Trying to sum up a life in a few brief words is always a fool's mission. But, Naomi's life cannot pass without comment.
The statisticians would reduce all of our lives to a string of numbers. Born Naomi Ruth (after the two main characters in the Book of Ruth) Munro, the oldest daughter of three children, in 1924 in Hallock, Minnesota. In the fold where Minnesota, North Dakota, and Manitoba blend into featureless horizons.
She was the heir to wandering immigrant genes. From a Minnesota-born father whose heritage was Prince Edward Island and Scotland, and a Minnesota-born mother whose family had meandered through Quebec, and Vermont after arriving in Massachusetts Bay Colony.
But the wandering did not stop there. In the 1920s, her parents packed up their goods, along with her and her brother Wayne, to move to the more-promising delights of Powers, Oregon.
Being an intelligent young woman, upon graduating from high school, Naomi saw an opportunity to escape the gravitational pull of Powers that had little to offer the talented. What promise Powers held for her parents, it held none for her. So, she was off to nursing school. And never turned back.
She married Frank Roth (the last soldier) and raised her two sons (Dennis and Gary) during his military career while simultaneously working as a registered nurse. They lived in Long Beach and Seattle (where we visited them) and in Honolulu (where we did not).
When Frank retired, the Roths decided to settle one final time; they moved to the Portland area. My family had moved there from Powers in the late 1950s. Eventually, Berneice (their other sister), my grandmother, and Uncle Wayne moved there, as well, from southern Oregon, a region whose job opportunities were quickly eroding.
For one brief shining moment, our not-very-extended family lived within dining moments of one another. The most important event, of course, was Thanksgiving -- with all of the benefits of Christmas and none of its consumer mania.
It was a forum where Naomi shone. She was the perfect hostess. Solicitous. Generous with a meal. Charming.
Writing that made me ask just how often I truly thanked her for having us for dinner. Without doubt, I thanked her in that perfunctory way we all do when someone has just removed a bit of fluff from our dinner jackets.
If I had given her heart-felt thanks, I know what she would have said. "What is there to thank me for? You are family."
In an email exchange last night with her son Dennis, he said: "Mom was a very considerate, loving, and compassionate mother."
That insight has the additional advantage of being absolutely true. She was all that and more.
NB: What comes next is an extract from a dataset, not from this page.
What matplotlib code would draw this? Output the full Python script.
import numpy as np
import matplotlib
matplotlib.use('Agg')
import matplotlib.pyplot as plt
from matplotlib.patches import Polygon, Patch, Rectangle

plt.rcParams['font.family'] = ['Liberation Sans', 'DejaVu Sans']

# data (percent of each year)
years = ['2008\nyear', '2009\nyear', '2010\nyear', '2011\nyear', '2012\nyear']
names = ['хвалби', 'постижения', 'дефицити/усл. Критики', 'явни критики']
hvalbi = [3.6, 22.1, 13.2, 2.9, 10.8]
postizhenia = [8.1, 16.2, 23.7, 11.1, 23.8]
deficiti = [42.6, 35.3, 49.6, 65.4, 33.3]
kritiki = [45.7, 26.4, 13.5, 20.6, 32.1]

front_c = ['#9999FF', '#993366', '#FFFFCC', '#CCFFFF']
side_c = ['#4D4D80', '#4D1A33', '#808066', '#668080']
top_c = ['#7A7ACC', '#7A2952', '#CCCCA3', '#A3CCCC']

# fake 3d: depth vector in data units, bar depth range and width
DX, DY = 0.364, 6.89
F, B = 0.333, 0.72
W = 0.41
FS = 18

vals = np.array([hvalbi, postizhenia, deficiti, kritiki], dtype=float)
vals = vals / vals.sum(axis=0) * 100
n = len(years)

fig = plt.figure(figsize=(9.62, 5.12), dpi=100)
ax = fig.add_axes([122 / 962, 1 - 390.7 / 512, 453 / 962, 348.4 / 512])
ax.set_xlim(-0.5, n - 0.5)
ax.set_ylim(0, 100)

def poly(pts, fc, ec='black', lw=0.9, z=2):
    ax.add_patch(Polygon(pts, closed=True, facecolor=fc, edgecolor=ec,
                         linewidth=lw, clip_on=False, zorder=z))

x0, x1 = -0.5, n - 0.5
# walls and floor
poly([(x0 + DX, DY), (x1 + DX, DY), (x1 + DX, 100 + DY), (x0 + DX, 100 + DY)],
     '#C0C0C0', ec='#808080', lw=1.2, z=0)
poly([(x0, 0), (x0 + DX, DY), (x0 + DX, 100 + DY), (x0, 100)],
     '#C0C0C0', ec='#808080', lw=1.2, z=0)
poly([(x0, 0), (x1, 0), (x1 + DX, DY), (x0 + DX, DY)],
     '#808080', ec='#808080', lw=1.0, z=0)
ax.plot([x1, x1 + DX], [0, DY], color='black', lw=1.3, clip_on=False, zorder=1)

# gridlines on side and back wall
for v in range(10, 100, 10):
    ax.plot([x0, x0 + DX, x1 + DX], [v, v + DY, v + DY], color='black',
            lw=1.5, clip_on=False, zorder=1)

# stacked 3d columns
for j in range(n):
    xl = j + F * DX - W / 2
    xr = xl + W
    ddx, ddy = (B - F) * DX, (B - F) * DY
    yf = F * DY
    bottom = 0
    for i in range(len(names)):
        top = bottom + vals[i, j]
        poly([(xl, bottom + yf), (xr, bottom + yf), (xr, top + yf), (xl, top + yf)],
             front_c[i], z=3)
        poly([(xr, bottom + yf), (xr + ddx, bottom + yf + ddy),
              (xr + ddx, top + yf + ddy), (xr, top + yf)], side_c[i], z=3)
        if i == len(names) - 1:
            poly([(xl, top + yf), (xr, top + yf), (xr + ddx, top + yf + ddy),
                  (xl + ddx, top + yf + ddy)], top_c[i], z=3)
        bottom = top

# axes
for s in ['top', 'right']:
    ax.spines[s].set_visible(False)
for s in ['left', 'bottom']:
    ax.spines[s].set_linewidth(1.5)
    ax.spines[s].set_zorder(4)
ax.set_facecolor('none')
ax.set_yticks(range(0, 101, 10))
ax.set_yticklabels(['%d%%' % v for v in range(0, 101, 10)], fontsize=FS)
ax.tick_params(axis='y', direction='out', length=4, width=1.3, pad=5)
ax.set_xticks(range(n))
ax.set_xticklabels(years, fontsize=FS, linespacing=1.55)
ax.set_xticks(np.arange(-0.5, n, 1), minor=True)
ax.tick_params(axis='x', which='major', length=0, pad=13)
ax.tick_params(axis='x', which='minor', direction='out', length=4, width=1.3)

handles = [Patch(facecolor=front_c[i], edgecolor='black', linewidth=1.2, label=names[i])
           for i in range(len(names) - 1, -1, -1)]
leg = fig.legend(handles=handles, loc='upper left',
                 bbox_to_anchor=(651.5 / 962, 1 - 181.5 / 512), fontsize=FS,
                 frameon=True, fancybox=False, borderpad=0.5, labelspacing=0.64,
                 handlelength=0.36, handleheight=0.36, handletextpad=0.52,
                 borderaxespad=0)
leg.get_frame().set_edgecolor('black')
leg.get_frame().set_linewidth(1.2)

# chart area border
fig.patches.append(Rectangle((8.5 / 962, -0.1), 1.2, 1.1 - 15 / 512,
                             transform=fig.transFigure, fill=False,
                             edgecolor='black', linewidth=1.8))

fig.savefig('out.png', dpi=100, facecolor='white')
My cousin Dan and I always took great amusement in pulling Aunt Naomi into some of our droll banter. She would inevitably mistake the bit of humor we were congratulating ourselves on exhuming. And inevitably her response would be inadvertently hilarious.
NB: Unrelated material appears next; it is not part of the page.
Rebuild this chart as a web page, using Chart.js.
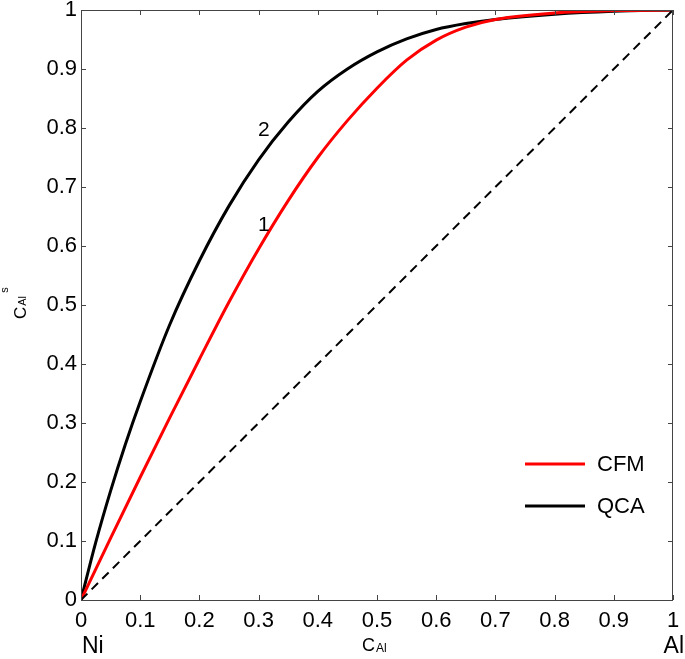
<!DOCTYPE html>
<html>
<head>
<meta charset="utf-8">
<script src="https://cdn.jsdelivr.net/npm/chart.js@4"></script>
<style>
  html, body { margin: 0; padding: 0; background: #fff; }
  #wrap { width: 685px; height: 659px; position: relative; }
</style>
</head>
<body>
<div id="wrap"><canvas id="c" width="685" height="659"></canvas></div>
<script>
// ---- data ----
const seriesNames = ['CFM', 'QCA'];
const seriesColors = ['#ff0000', '#000000'];
const cfmX = [0, 0.05, 0.1, 0.15, 0.2, 0.25, 0.3, 0.35, 0.4, 0.45, 0.5, 0.55, 0.6, 0.65, 0.7, 0.8, 0.9, 1];
const cfmY = [0, 0.105, 0.208, 0.309, 0.408, 0.505, 0.595, 0.677, 0.75, 0.8125, 0.8675, 0.915, 0.949, 0.971, 0.984, 0.995, 0.999, 1];
const qcaX = [0, 0.025, 0.05, 0.075, 0.1, 0.15, 0.2, 0.25, 0.3, 0.35, 0.4, 0.45, 0.5, 0.55, 0.6, 0.65, 0.7, 0.8, 0.9, 1];
const qcaY = [0, 0.098, 0.185, 0.264, 0.336, 0.467, 0.575, 0.668, 0.746, 0.81, 0.862, 0.9, 0.929, 0.951, 0.967, 0.977, 0.984, 0.993, 0.998, 1];
const diagX = [0, 1];
const diagY = [0, 1];
const tickValues = [0, 0.1, 0.2, 0.3, 0.4, 0.5, 0.6, 0.7, 0.8, 0.9, 1];
const curveLabels = ['1', '2'];
const curveLabelX = [0.309, 0.309];
const curveLabelY = [0.636, 0.797];
const endLabels = ['Ni', 'Al'];

const FONT = '"Liberation Sans", Arial, sans-serif';
const toPts = (xs, ys) => xs.map((x, i) => ({ x: x, y: ys[i] }));

const inwardTicks = {
  id: 'inwardTicks',
  afterDraw(chart) {
    const ctx = chart.ctx, a = chart.chartArea;
    const xs = chart.scales.x, ys = chart.scales.y;
    ctx.save();
    ctx.strokeStyle = '#444';
    ctx.lineWidth = 1;
    ctx.strokeRect(Math.round(a.left) + 0.5, Math.round(a.top) + 0.5,
                   Math.round(a.right - a.left) - 1, Math.round(a.bottom - a.top));
    ctx.beginPath();
    const L = 5;
    tickValues.forEach(v => {
      const px = Math.round(xs.getPixelForValue(v)) + 0.5;
      ctx.moveTo(px, a.bottom); ctx.lineTo(px, a.bottom - L);
      ctx.moveTo(px, a.top); ctx.lineTo(px, a.top + L);
      const py = Math.round(ys.getPixelForValue(v)) + 0.5;
      ctx.moveTo(a.left, py); ctx.lineTo(a.left + L, py);
      ctx.moveTo(a.right, py); ctx.lineTo(a.right - L, py);
    });
    ctx.stroke();

    // curve labels
    ctx.fillStyle = '#000';
    ctx.font = '21px ' + FONT;
    ctx.textAlign = 'center';
    ctx.textBaseline = 'middle';
    curveLabels.forEach((t, i) => {
      ctx.fillText(t, xs.getPixelForValue(curveLabelX[i]), ys.getPixelForValue(curveLabelY[i]));
    });

    // legend
    const legY = [464, 506];
    seriesNames.forEach((n, i) => {
      ctx.strokeStyle = seriesColors[i];
      ctx.lineWidth = 3;
      ctx.beginPath();
      ctx.moveTo(525, legY[i]); ctx.lineTo(585, legY[i]);
      ctx.stroke();
      ctx.fillStyle = '#000';
      ctx.font = '22px ' + FONT;
      ctx.textAlign = 'left';
      ctx.textBaseline = 'middle';
      ctx.fillText(n, 597, legY[i] + 1);
    });

    // end labels
    ctx.font = '23px ' + FONT;
    ctx.textBaseline = 'alphabetic';
    ctx.textAlign = 'left';
    ctx.fillText(endLabels[0], 82, 653);
    ctx.textAlign = 'right';
    ctx.fillText(endLabels[1], 684, 653);

    // x axis title C_Al
    ctx.textAlign = 'left';
    ctx.font = '18px ' + FONT;
    ctx.fillText('C', 362, 651);
    const cw = ctx.measureText('C').width;
    ctx.font = '12px ' + FONT;
    ctx.fillText('Al', 362 + cw + 1, 652);

    // y axis title C_Al^s (rotated)
    ctx.save();
    ctx.translate(26, 319);
    ctx.rotate(-Math.PI / 2);
    ctx.font = '17px ' + FONT;
    ctx.fillText('C', 0, 0);
    const cw2 = ctx.measureText('C').width;
    ctx.font = '11px ' + FONT;
    ctx.fillText('Al', cw2 + 1, 0);
    ctx.fillText('s', cw2 + 14, -18);
    ctx.restore();
    ctx.restore();
  }
};

const fmt = v => String(Number(v.toFixed(1)));

new Chart(document.getElementById('c'), {
  type: 'scatter',
  data: {
    datasets: [
      { label: 'diag', data: toPts(diagX, diagY), showLine: true, borderColor: '#000',
        borderWidth: 2, borderDash: [9, 6], pointRadius: 0, fill: false },
      { label: seriesNames[0], data: toPts(cfmX, cfmY), showLine: true, borderColor: seriesColors[0],
        borderWidth: 3, pointRadius: 0, cubicInterpolationMode: 'monotone', fill: false },
      { label: seriesNames[1], data: toPts(qcaX, qcaY), showLine: true, borderColor: seriesColors[1],
        borderWidth: 3, pointRadius: 0, cubicInterpolationMode: 'monotone', fill: false }
    ]
  },
  options: {
    responsive: false,
    animation: false,
    devicePixelRatio: 1,
    layout: { padding: { top: 10, right: 12, left: 0, bottom: 0 } },
    plugins: { legend: { display: false }, tooltip: { enabled: false } },
    scales: {
      x: {
        type: 'linear', min: 0, max: 1,
        afterBuildTicks: s => { s.ticks = tickValues.map(v => ({ value: v })); },
        ticks: { callback: fmt, font: { family: FONT, size: 22 }, color: '#000', padding: 8, maxRotation: 0, autoSkip: false },
        grid: { display: false, drawTicks: false },
        border: { display: false },
        afterFit: s => { s.height = 59; s.paddingLeft = 0; s.paddingRight = 0; }
      },
      y: {
        type: 'linear', min: 0, max: 1,
        afterBuildTicks: s => { s.ticks = tickValues.map(v => ({ value: v })); },
        ticks: { callback: fmt, font: { family: FONT, size: 22 }, color: '#000', padding: 4, autoSkip: false },
        grid: { display: false, drawTicks: false },
        border: { display: false },
        afterFit: s => { s.width = 81; s.paddingTop = 0; s.paddingBottom = 0; }
      }
    }
  },
  plugins: [inwardTicks]
});
</script>
</body>
</html>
Dan called her our own Gracie Allen. And she was. She proved it by good-naturedly bearing the label.
Not every individual can be an Auntie Mame -- the star who beams her light on you letting you share a moment of glory as if only you and she exist, and then leaves you in the Arctic when her glance turns elsewhere. Those are the relatives we tend to extol above others.
But they are not the people who keep the world running. Who empty bed pans to dress her children for school. Who open their homes as a place to live to nieces they barely know. Who sacrifice their time and love to create holiday meals that their families will cherish for their entire lives.
They are the mothers. The nurturers. And, yes, Dennis, the compassionate.
I looked through my photographs to see if I could find a photograph of Naomi in her natural element -- directing the production of Thanksgiving dinner. But I could only find a family photograph in my grandmother's sitting room from a Christmas in what I suppose to be the mid-1950s.
The Roths must have been changing assignments. At least, they are all there. Naomi. Frank. Dennis. Gary. That is Naomi on the right side of the couch. Sitting between her parents, my grandmother and grandfather. (My aunt Berneice must be the shutterbug.)
But the photograph perfectly sums up her life. The people in that room were the people she loved. Her family. Her relatives. The people for whom she sacrificed to see that their lives were just a little bit better.
And that is why I say, a bittersweet farewell: "Goodnight, Gracie."